Good Soil Seminar Challenges "Christian" University Students in India to Become True Believers
Ken Cole, an ABWE Global Access Partners missionary, partners with Satish and Helen Divakar who run Beacon Baptist Theological University and Seminary in Hosur, Tamilnadu, India (until 2013 located in Bangalore). Having been exposed to some elements of Good Soil Evangelism & Discipleship before, the Divakars asked Ken to come and teach the Good Soil seminar at their school.
They wanted their faculty and student body to receive this valuable training. Part of the student body were some freshmen from Northeast India. The Divakars were unsure as to whether or not some of them had ever had a genuine faith response to the gospel.

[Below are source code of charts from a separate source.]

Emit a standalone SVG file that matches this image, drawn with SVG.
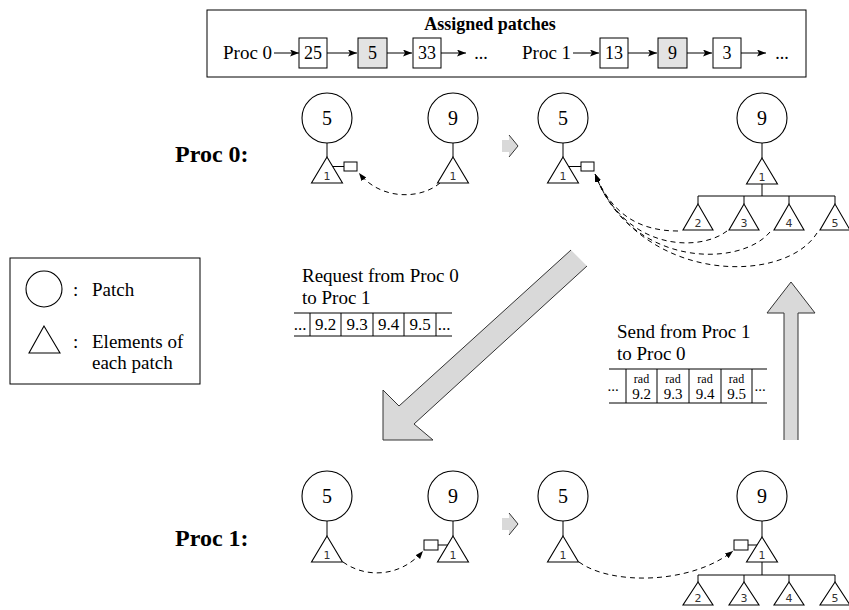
<svg xmlns="http://www.w3.org/2000/svg" width="849" height="610" viewBox="0 0 849 610">
<style>
.t{font-family:"Liberation Serif",Tinos,"Times New Roman","DejaVu Serif","Noto Serif",serif;fill:#000}
.b{font-weight:bold}
.s{font-family:"DejaVu Sans","Liberation Sans",sans-serif;font-size:11px;fill:#333}
.ln{stroke:#000;stroke-width:1;fill:none}
.c{stroke:#000;stroke-width:1.1;fill:#fff}
.tri{stroke:#000;stroke-width:1.1;fill:#fff}
.bx{stroke:#000;stroke-width:1;fill:#fff}
.gbx{stroke:#000;stroke-width:1;fill:#e3e3e3}
.dash{stroke:#000;stroke-width:1;fill:none;stroke-dasharray:5,4;marker-end:url(#ah)}
.arr{stroke:#000;stroke-width:1;fill:none;marker-end:url(#ar)}
.big{fill:#d9d9d9;stroke:none}
.bo{stroke:#333;stroke-width:1;fill:none}
</style>
<defs>
<marker id="ah" markerUnits="userSpaceOnUse" markerWidth="10" markerHeight="8" refX="8" refY="3" orient="auto">
<path d="M0,0 L8,3 L0,6 Z" fill="#000"/>
</marker>
<marker id="ar" markerUnits="userSpaceOnUse" markerWidth="10" markerHeight="8" refX="9" refY="3.5" orient="auto">
<path d="M0,0 L9,3.5 L0,7 L2,3.5 Z" fill="#000"/>
</marker>
</defs>
<rect width="849" height="610" fill="#fff"/>

<!-- Top box: assigned patches -->
<g id="assigned">
<rect x="207" y="10" width="599" height="67" class="bx"/>
<text x="490" y="30" class="t b" font-size="18" text-anchor="middle">Assigned patches</text>
<text x="223" y="59" class="t" font-size="19">Proc 0</text>
<line x1="274" y1="53" x2="299" y2="53" class="arr"/>
<rect x="299" y="38" width="28" height="30" class="bx"/>
<text x="313" y="59" class="t" font-size="18" text-anchor="middle">25</text>
<line x1="327" y1="53" x2="357" y2="53" class="arr"/>
<rect x="358" y="38" width="29" height="30" class="gbx"/>
<text x="372.5" y="59" class="t" font-size="18" text-anchor="middle">5</text>
<line x1="387" y1="53" x2="412" y2="53" class="arr"/>
<rect x="413" y="38" width="28" height="30" class="bx"/>
<text x="427" y="59" class="t" font-size="18" text-anchor="middle">33</text>
<line x1="441" y1="53" x2="466" y2="53" class="arr"/>
<text x="481" y="59" class="t" font-size="18" text-anchor="middle">...</text>
<text x="522" y="59" class="t" font-size="19">Proc 1</text>
<line x1="573" y1="53" x2="599" y2="53" class="arr"/>
<rect x="600" y="38" width="28" height="30" class="bx"/>
<text x="614" y="59" class="t" font-size="18" text-anchor="middle">13</text>
<line x1="628" y1="53" x2="657" y2="53" class="arr"/>
<rect x="658" y="38" width="29" height="30" class="gbx"/>
<text x="672.5" y="59" class="t" font-size="18" text-anchor="middle">9</text>
<line x1="687" y1="53" x2="712" y2="53" class="arr"/>
<rect x="713" y="38" width="28" height="30" class="bx"/>
<text x="727" y="59" class="t" font-size="18" text-anchor="middle">3</text>
<line x1="741" y1="53" x2="766" y2="53" class="arr"/>
<text x="782" y="59" class="t" font-size="18" text-anchor="middle">...</text>
</g>

<!-- Labels -->
<text x="175" y="162" class="t b" font-size="24">Proc 0:</text>
<text x="175" y="546" class="t b" font-size="24">Proc 1:</text>

<!-- Legend -->
<g id="legend">
<rect x="10" y="258" width="190" height="126" class="bx"/>
<circle cx="44" cy="289" r="18" class="c"/>
<text x="73" y="296" class="t" font-size="19">:</text>
<text x="92" y="296" class="t" font-size="19">Patch</text>
<polygon points="44,326 29,353 60,353" class="tri"/>
<text x="73" y="348" class="t" font-size="19">:</text>
<text x="92" y="348" class="t" font-size="19">Elements of</text>
<text x="92" y="369" class="t" font-size="19">each patch</text>
</g>

<!-- Connectors -->
<g id="connectors">
<line x1="327" y1="143" x2="327" y2="157" class="ln"/>
<line x1="453" y1="143" x2="453" y2="157" class="ln"/>
<line x1="332" y1="166.5" x2="344" y2="166.5" class="ln"/>
<path d="M440,183 C420,200 380,200 359,173" class="dash"/>
<line x1="563" y1="143" x2="563" y2="157" class="ln"/>
<line x1="568" y1="166.5" x2="581" y2="166.5" class="ln"/>
<line x1="762" y1="143" x2="762" y2="158" class="ln"/>
<line x1="762" y1="184" x2="762" y2="196" class="ln"/>
<line x1="698" y1="196" x2="835" y2="196" class="ln"/>
<line x1="698" y1="196" x2="698" y2="204" class="ln"/>
<line x1="744" y1="196" x2="744" y2="204" class="ln"/>
<line x1="789" y1="196" x2="789" y2="204" class="ln"/>
<line x1="835" y1="196" x2="835" y2="204" class="ln"/>
<path d="M678,231 C640,231 612,215 595,174" class="dash"/>
<path d="M727,231 C700,252 625,252 595,174" class="dash"/>
<path d="M770,232 C740,268 630,268 595,174" class="dash"/>
<path d="M817,233 C785,285 640,285 595,174" class="dash"/>
<line x1="327" y1="521" x2="327" y2="536" class="ln"/>
<line x1="453" y1="521" x2="453" y2="536" class="ln"/>
<line x1="438" y1="545" x2="448" y2="545" class="ln"/>
<path d="M343,562 C365,578 400,578 423,551" class="dash"/>
<line x1="563" y1="521" x2="563" y2="536" class="ln"/>
<line x1="762" y1="521" x2="762" y2="537" class="ln"/>
<line x1="748" y1="545" x2="758" y2="545" class="ln"/>
<line x1="762" y1="562" x2="762" y2="575" class="ln"/>
<line x1="698" y1="575" x2="835" y2="575" class="ln"/>
<line x1="698" y1="575" x2="698" y2="582" class="ln"/>
<line x1="744" y1="575" x2="744" y2="582" class="ln"/>
<line x1="789" y1="575" x2="789" y2="582" class="ln"/>
<line x1="835" y1="575" x2="835" y2="582" class="ln"/>
<path d="M579,562 C610,585 690,585 733,551" class="dash"/>
</g>

<!-- Proc 0 nodes -->
<g id="p0-patch5">
<circle cx="327" cy="118" r="25" class="c"/>
<text x="327" y="125" class="t" font-size="20" text-anchor="middle">5</text>
<polygon points="327,157 311.5,183 342.5,183" class="tri"/>
<text x="327" y="180" class="s" text-anchor="middle">1</text>
<rect x="344" y="162" width="13" height="9" class="bx"/>
</g>
<g id="p0-patch9">
<circle cx="453" cy="118" r="25" class="c"/>
<text x="453" y="125" class="t" font-size="20" text-anchor="middle">9</text>
<polygon points="453,157 437.5,183 468.5,183" class="tri"/>
<text x="453" y="180" class="s" text-anchor="middle">1</text>
</g>
<g id="p0-step">
<polygon points="502,140 509,140 509,135 518,146 509,157 509,152 502,152" fill="#d9d9d9"/>
<polyline points="509,135 518,146 509,157" class="bo"/>
</g>
<g id="p0-patch5b">
<circle cx="563" cy="118" r="25" class="c"/>
<text x="563" y="125" class="t" font-size="20" text-anchor="middle">5</text>
<polygon points="563,157 547.5,183 578.5,183" class="tri"/>
<text x="563" y="180" class="s" text-anchor="middle">1</text>
<rect x="581" y="162" width="13" height="9" class="bx"/>
</g>
<g id="p0-patch9b">
<circle cx="762" cy="118" r="25" class="c"/>
<text x="762" y="125" class="t" font-size="20" text-anchor="middle">9</text>
<polygon points="762,158 746.5,184 777.5,184" class="tri"/>
<text x="762" y="181" class="s" text-anchor="middle">1</text>
<polygon points="698,204 683,230 713,230" class="tri"/>
<text x="698" y="227" class="s" text-anchor="middle">2</text>
<polygon points="744,204 729,230 759,230" class="tri"/>
<text x="744" y="227" class="s" text-anchor="middle">3</text>
<polygon points="789,204 774,230 804,230" class="tri"/>
<text x="789" y="227" class="s" text-anchor="middle">4</text>
<polygon points="835,204 820,230 850,230" class="tri"/>
<text x="835" y="227" class="s" text-anchor="middle">5</text>
</g>

<!-- Request -->
<g id="request">
<text x="302" y="282" class="t" font-size="19">Request from Proc 0</text>
<text x="302" y="304" class="t" font-size="19">to Proc 1</text>
<line x1="294" y1="313" x2="452" y2="313" class="ln"/>
<line x1="294" y1="336" x2="452" y2="336" class="ln"/>
<line x1="310" y1="313" x2="310" y2="336" class="ln"/>
<line x1="341" y1="313" x2="341" y2="336" class="ln"/>
<line x1="373" y1="313" x2="373" y2="336" class="ln"/>
<line x1="404" y1="313" x2="404" y2="336" class="ln"/>
<line x1="436" y1="313" x2="436" y2="336" class="ln"/>
<text x="300" y="330" class="t" font-size="17" text-anchor="middle">...</text>
<text x="325.5" y="330" class="t" font-size="17" text-anchor="middle">9.2</text>
<text x="357" y="330" class="t" font-size="17" text-anchor="middle">9.3</text>
<text x="388.5" y="330" class="t" font-size="17" text-anchor="middle">9.4</text>
<text x="420" y="330" class="t" font-size="17" text-anchor="middle">9.5</text>
<text x="444" y="330" class="t" font-size="17" text-anchor="middle">...</text>
</g>

<!-- Big diagonal arrow -->
<g id="req-arrow">
<polygon points="571,250 587,266 414,424 433,440 383,440 383,390 399,406" class="big"/>
<polyline points="571,250 399,406 383,390 383,440 433,440 414,424 587,266" class="bo"/>
</g>

<!-- Send -->
<g id="send">
<text x="617" y="338" class="t" font-size="19">Send from Proc 1</text>
<text x="617" y="360" class="t" font-size="19">to Proc 0</text>
<line x1="609" y1="369" x2="767" y2="369" class="ln"/>
<line x1="609" y1="403" x2="767" y2="403" class="ln"/>
<line x1="626" y1="369" x2="626" y2="403" class="ln"/>
<line x1="657" y1="369" x2="657" y2="403" class="ln"/>
<line x1="689" y1="369" x2="689" y2="403" class="ln"/>
<line x1="721" y1="369" x2="721" y2="403" class="ln"/>
<line x1="752" y1="369" x2="752" y2="403" class="ln"/>
<text x="613" y="391" class="t" font-size="15" text-anchor="middle">...</text>
<text x="641.5" y="383" class="t" font-size="12" text-anchor="middle">rad</text>
<text x="641.5" y="399" class="t" font-size="15" text-anchor="middle">9.2</text>
<text x="673" y="383" class="t" font-size="12" text-anchor="middle">rad</text>
<text x="673" y="399" class="t" font-size="15" text-anchor="middle">9.3</text>
<text x="705" y="383" class="t" font-size="12" text-anchor="middle">rad</text>
<text x="705" y="399" class="t" font-size="15" text-anchor="middle">9.4</text>
<text x="736.5" y="383" class="t" font-size="12" text-anchor="middle">rad</text>
<text x="736.5" y="399" class="t" font-size="15" text-anchor="middle">9.5</text>
<text x="760" y="391" class="t" font-size="15" text-anchor="middle">...</text>
</g>

<!-- Big vertical arrow -->
<g id="send-arrow">
<polygon points="784,440 784,313 767,313 791,282 815,313 798,313 798,440" class="big"/>
<polyline points="784,440 784,313 767,313 791,282 815,313 798,313 798,440" class="bo"/>
</g>

<!-- Proc 1 nodes -->
<g id="p1-patch5">
<circle cx="327" cy="496" r="25" class="c"/>
<text x="327" y="503" class="t" font-size="20" text-anchor="middle">5</text>
<polygon points="327,536 311.5,562 342.5,562" class="tri"/>
<text x="327" y="559" class="s" text-anchor="middle">1</text>
</g>
<g id="p1-patch9">
<circle cx="453" cy="496" r="25" class="c"/>
<text x="453" y="503" class="t" font-size="20" text-anchor="middle">9</text>
<polygon points="453,536 437.5,562 468.5,562" class="tri"/>
<text x="453" y="559" class="s" text-anchor="middle">1</text>
<rect x="424" y="540" width="14" height="10" class="bx"/>
</g>
<g id="p1-step">
<polygon points="502,518 509,518 509,513 518,524 509,535 509,530 502,530" fill="#d9d9d9"/>
<polyline points="509,513 518,524 509,535" class="bo"/>
</g>
<g id="p1-patch5b">
<circle cx="563" cy="496" r="25" class="c"/>
<text x="563" y="503" class="t" font-size="20" text-anchor="middle">5</text>
<polygon points="563,536 547.5,562 578.5,562" class="tri"/>
<text x="563" y="559" class="s" text-anchor="middle">1</text>
</g>
<g id="p1-patch9b">
<circle cx="762" cy="496" r="25" class="c"/>
<text x="762" y="503" class="t" font-size="20" text-anchor="middle">9</text>
<polygon points="762,537 746.5,562 777.5,562" class="tri"/>
<text x="762" y="559" class="s" text-anchor="middle">1</text>
<rect x="734" y="540" width="14" height="10" class="bx"/>
<polygon points="698,582 683,605 713,605" class="tri"/>
<text x="698" y="602" class="s" text-anchor="middle">2</text>
<polygon points="744,582 729,605 759,605" class="tri"/>
<text x="744" y="602" class="s" text-anchor="middle">3</text>
<polygon points="789,582 774,605 804,605" class="tri"/>
<text x="789" y="602" class="s" text-anchor="middle">4</text>
<polygon points="835,582 820,605 850,605" class="tri"/>
<text x="835" y="602" class="s" text-anchor="middle">5</text>
</g>
</svg>
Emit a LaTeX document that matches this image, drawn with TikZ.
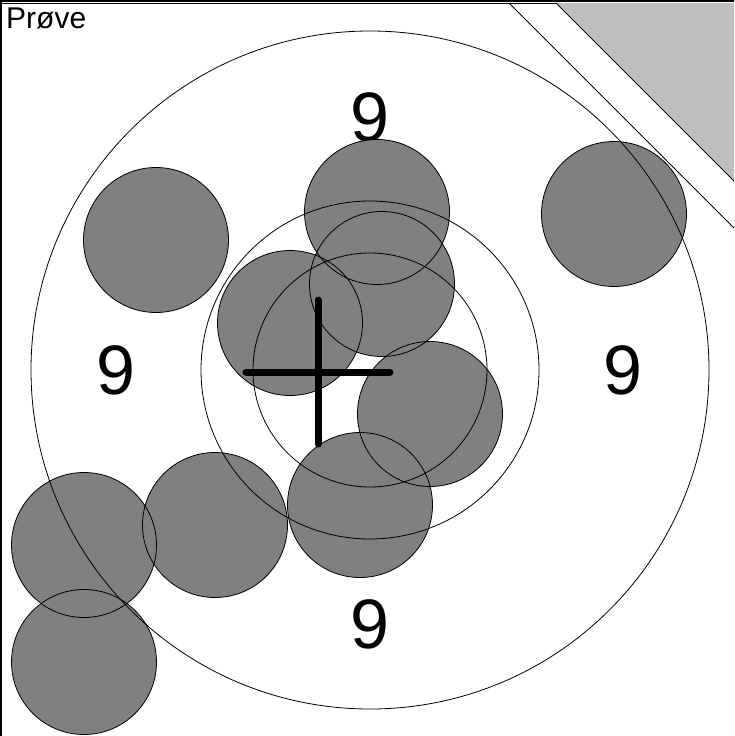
\documentclass[tikz,border=0pt]{standalone}
\usepackage{fontspec}
\setmainfont{Liberation Sans}
\def\shotlist{156/240, 614/214, 377/212, 382/284, 290/323, 430/414, 360/505, 215/525, 84/545, 84/662}
\begin{document}
\begin{tikzpicture}[x=1pt,y=-1pt,
  shot/.style={fill=black!50},
  ring/.style={line width=0.8pt},
  score/.style={font=\fontsize{70}{84}\selectfont,inner sep=0pt}]
\useasboundingbox (0,0) rectangle (734,736);

\draw[line width=1.5pt] (0,0.75) -- (734,0.75);
\draw[line width=0.8pt] (0,3) -- (734,3);
\draw[line width=1.5pt] (0.75,0) -- (0.75,736);

\fill[black!25] (556,3) -- (734,3) -- (734,181) -- cycle;
\draw[line width=0.8pt] (556,3) -- (734,181);
\draw[line width=0.8pt] (509,3) -- (734,228);

\node[anchor=base west,inner sep=0pt,font=\fontsize{30}{36}\selectfont] (title) at (6,28) {Prøve};

\coordinate (centre) at (370,370);
\node[score] (nineN) at (370,117) {9};
\node[score] (nineW) at (116,370) {9};
\node[score] (nineE) at (623,370) {9};
\node[score] (nineS) at (370,624) {9};

\foreach \x/\y in \shotlist
  \fill[shot] (\x,\y) circle[radius=72.5];
\foreach \x/\y in \shotlist
  \draw[line width=0.8pt] (\x,\y) circle[radius=72.5];

\draw[ring] (centre) circle[radius=339];
\draw[ring] (centre) circle[radius=169];
\draw[ring] (centre) circle[radius=117];

\draw[line width=7pt,line cap=round] (246,372) -- (390,372);
\draw[line width=7pt,line cap=round] (318,300) -- (318,444);
\end{tikzpicture}
\end{document}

Ken shares that many in Northeast India have grown up in the tribal churches, which are fruit of the great missionary endeavors of the late 1800s, but a good number are Christian in name only, having been born "Christian" rather than Hindu. They have never really understood, let alone embraced, the true gospel message.
Ken taught the group of about 80, focusing on the three key verbs (understand, embrace, keep) in the good soil parable, worldview noise, chronological Bible storytelling, and the eight essentials truths that come from the Bible's story—God, man, sin, death, Christ, cross, faith, life. The group really got into using the Chronological Bridge to Life visuals, relating the story on each card, exchanging them and practicing each one. This method of chronological storytelling can be quite effective in a country of multiple religions. When they got to the part of the seminar where the participants are encouraged and challenged to write their own personal faith story, several of these new students were unable to do so having no real conversion story to share.
The week after the seminar, Helen Divakar was able to sit down with two of these freshmen girls, Ale and Lanula, and share with them further. They finally understood the Bible's big story, decided to embrace it as their own, and to God's glory have retained it. They both graduated from the university and are back in their home state of Nagaland, actively serving the Lord.
Ken shares that he has shared The Story of Hope with just as many who call themselves Christians as non-Christians throughout his ministry overseas and in the U.S. Would you pray that many "christians" in Northeast India and around the world would come to an authentic faith response as they hear God's redemptive story.